Invited guests included Zuma and his ex-wife, 18 government ministers, 12 deputy ministers, the leaders of most South African state-owned enterprises, and prominent journalists and businessmen
By late 2015, the country’s finance ministry was questioning some of the lucrative deals with government agencies and state-owned companies won by Gupta-controlled companies. Ajay tried to ease the pressure, according to the ombudsman’s report and an affidavit filed with the High Court.
Money for ministers
In October 2015, Deputy Finance Minister Mcebisi Jonas met with Ajay at the family’s mansion in the Johannesburg suburb of Saxonwold. In the affidavit, Jonas said he was offered the post of finance minister — and R600m ($44m) and was told by Ajay that the family wanted to increase its income from government contracts to R8bn from R6bn. Jonas said he refused the job offer and money.

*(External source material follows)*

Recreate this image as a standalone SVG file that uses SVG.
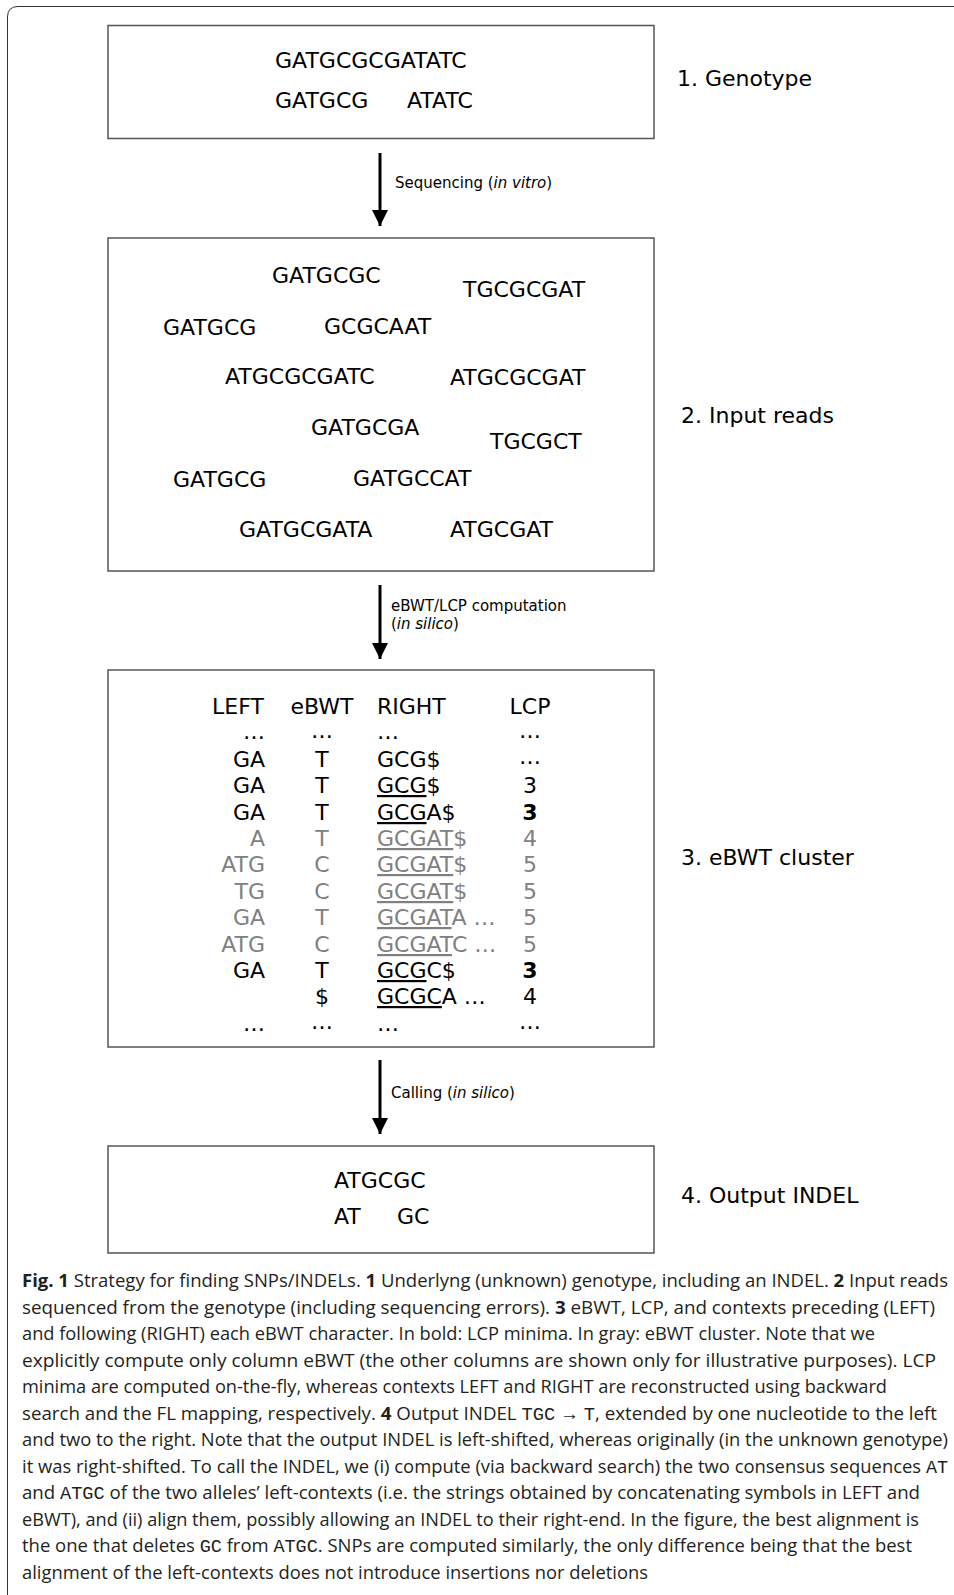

As the Deputy Finance Minister was about to leave, Ajay tried one more time, according to Jonas. “If I had a bag that could carry R600,000 then I could get that amount there and then,” Jonas recalled Ajay saying. Jonas couldn’t be reached to comment for this article.
The lawyer for the Guptas says Ajay never met with Jonas. Duduzane has said he arranged the meeting, but no bribe was offered.
In December 2015, Zuma replaced respected Finance Minister Nhlanhla Nene with an untested lawmaker. The move sent the rand down nearly 10% before he replaced the new finance minister.
Jonas went public with his bribe allegations in March 2016. They were denied by the Guptas and the president’s political allies, but the rand sank again, a sign of growing discomfort with the family’s political influence. Newspapers published articles about their connections almost every day.
The Gupta family’s holding company turned to Bell Pottinger, the PR firm that has represented the wife of Syrian President Bashar al-Assad, authoritarian Belarusian President Alexander Lukashenko, and Oscar Pistorius, sentenced to prison last year for murdering his girlfriend.
Leaked documents and a review by an outside law firm hired by Bell Pottinger show that the PR firm launched what it called an “economic emancipation campaign” and led a social media campaign against Zuma’s critics. Bell Pottinger also wrote speaking points for ANC officials.
In the affidavit, Jonas said he was offered the post of finance minister — and R600m and was told by Ajay Gupta that the family wanted to increase its income from government contracts to R8bn from R6bn
Last month, a PR trade group said that Bell Pottinger’s work on behalf of the Guptas was “likely to inflame racial discord in SA and appears to have done exactly that”. The firm’s UK operations collapsed as other large clients withdrew their business from Bell Pottinger. The firm’s UK administrator declined to comment for this article.
Bell Pottinger dropped the Guptas in April, citing abusive and threatening comments against the PR firm’s staff as public acrimony about the relationship flared.
The Gupta family’s businesses are reeling from the scandal. Oakbay Resources & Energy was de-listed in July after firms needed to support its stock listing walked away from the family-controlled mining company. The stock had lost about 70% of its value since the start of 2017, shriveling the family’s net worth. The Guptas sold off some mining and media holdings last month.
The family has said selling the assets would help it focus on clearing the Gupta name from “unfounded media allegations.”
On Monday, 20 Gupta-owned companies won a temporary reprieve in court to stop the South African unit of India’s Bank of Baroda from closing company bank accounts. All the accounts used by Gupta businesses at other banks in the country have already been closed.
If the court upholds its original ruling that Bank of Baroda can close the Gupta bank accounts, the companies would essentially be cut off from SA’s financial system and unable to pay employees.